• _Work to do_
Take every line from the first down to the line with "const chart = echarts.init(document.getElementById('chart'))" and set it down exactly, without the pictures.

----------------------------------------

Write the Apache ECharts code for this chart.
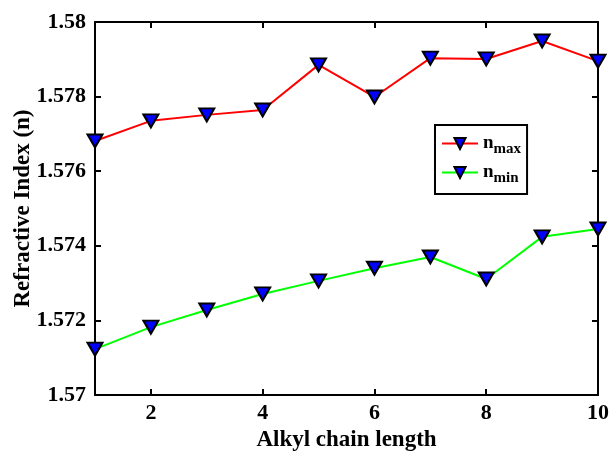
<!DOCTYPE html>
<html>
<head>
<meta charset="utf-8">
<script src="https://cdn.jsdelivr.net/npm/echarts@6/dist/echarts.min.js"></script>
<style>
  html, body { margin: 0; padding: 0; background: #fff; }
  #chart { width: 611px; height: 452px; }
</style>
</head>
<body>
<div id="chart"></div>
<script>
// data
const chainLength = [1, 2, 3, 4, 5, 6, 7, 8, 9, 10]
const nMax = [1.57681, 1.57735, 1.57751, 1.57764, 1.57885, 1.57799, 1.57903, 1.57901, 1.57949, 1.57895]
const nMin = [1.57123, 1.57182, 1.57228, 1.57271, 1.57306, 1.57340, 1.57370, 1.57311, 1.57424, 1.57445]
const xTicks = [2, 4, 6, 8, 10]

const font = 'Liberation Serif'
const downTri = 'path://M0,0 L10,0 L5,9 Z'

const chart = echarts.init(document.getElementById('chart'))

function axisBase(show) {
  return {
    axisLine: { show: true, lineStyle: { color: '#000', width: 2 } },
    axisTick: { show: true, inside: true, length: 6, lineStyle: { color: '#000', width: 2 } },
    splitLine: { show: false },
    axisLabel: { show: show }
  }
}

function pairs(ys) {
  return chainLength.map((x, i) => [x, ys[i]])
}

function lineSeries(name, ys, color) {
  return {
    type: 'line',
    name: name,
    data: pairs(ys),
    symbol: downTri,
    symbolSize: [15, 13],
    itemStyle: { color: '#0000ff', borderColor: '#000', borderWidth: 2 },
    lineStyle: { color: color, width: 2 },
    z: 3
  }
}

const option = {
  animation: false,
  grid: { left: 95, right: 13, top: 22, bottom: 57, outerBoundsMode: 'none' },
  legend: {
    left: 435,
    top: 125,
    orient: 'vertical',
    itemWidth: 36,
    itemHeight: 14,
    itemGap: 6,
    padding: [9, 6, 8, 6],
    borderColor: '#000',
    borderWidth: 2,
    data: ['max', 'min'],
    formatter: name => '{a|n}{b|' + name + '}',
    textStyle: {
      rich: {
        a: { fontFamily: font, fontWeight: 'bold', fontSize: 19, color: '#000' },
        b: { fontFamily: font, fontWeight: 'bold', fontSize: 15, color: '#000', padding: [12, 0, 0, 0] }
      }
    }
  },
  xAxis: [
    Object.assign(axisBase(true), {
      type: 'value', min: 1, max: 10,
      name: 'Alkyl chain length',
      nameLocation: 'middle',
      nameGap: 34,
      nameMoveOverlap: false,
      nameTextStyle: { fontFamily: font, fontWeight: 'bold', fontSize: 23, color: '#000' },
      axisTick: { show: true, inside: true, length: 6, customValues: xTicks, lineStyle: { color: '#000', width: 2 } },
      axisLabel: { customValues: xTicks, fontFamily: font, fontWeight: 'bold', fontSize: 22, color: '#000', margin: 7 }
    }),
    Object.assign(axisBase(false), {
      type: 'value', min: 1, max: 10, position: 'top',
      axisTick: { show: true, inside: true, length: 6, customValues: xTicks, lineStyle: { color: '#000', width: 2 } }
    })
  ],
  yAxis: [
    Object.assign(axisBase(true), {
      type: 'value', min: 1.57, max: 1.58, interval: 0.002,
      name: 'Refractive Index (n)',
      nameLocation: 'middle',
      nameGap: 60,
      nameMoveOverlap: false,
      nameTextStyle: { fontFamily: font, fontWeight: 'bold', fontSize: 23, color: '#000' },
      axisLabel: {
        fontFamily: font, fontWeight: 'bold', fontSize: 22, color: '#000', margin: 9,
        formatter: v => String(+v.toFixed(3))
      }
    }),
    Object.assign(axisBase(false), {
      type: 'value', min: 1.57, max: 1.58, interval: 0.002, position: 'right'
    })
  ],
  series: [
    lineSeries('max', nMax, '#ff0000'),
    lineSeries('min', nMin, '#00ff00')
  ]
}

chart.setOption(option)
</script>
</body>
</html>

----------------------------------------

• _Exercise output_
Write the Apache ECharts code for this chart.
<!DOCTYPE html>
<html>
<head>
<meta charset="utf-8">
<script src="https://cdn.jsdelivr.net/npm/echarts@6/dist/echarts.min.js"></script>
<style>
  html, body { margin: 0; padding: 0; background: #fff; }
  #chart { width: 611px; height: 452px; }
</style>
</head>
<body>
<div id="chart"></div>
<script>
// data
const chainLength = [1, 2, 3, 4, 5, 6, 7, 8, 9, 10]
const nMax = [1.57681, 1.57735, 1.57751, 1.57764, 1.57885, 1.57799, 1.57903, 1.57901, 1.57949, 1.57895]
const nMin = [1.57123, 1.57182, 1.57228, 1.57271, 1.57306, 1.57340, 1.57370, 1.57311, 1.57424, 1.57445]
const xTicks = [2, 4, 6, 8, 10]

const font = 'Liberation Serif'
const downTri = 'path://M0,0 L10,0 L5,9 Z'

const chart = echarts.init(document.getElementById('chart'))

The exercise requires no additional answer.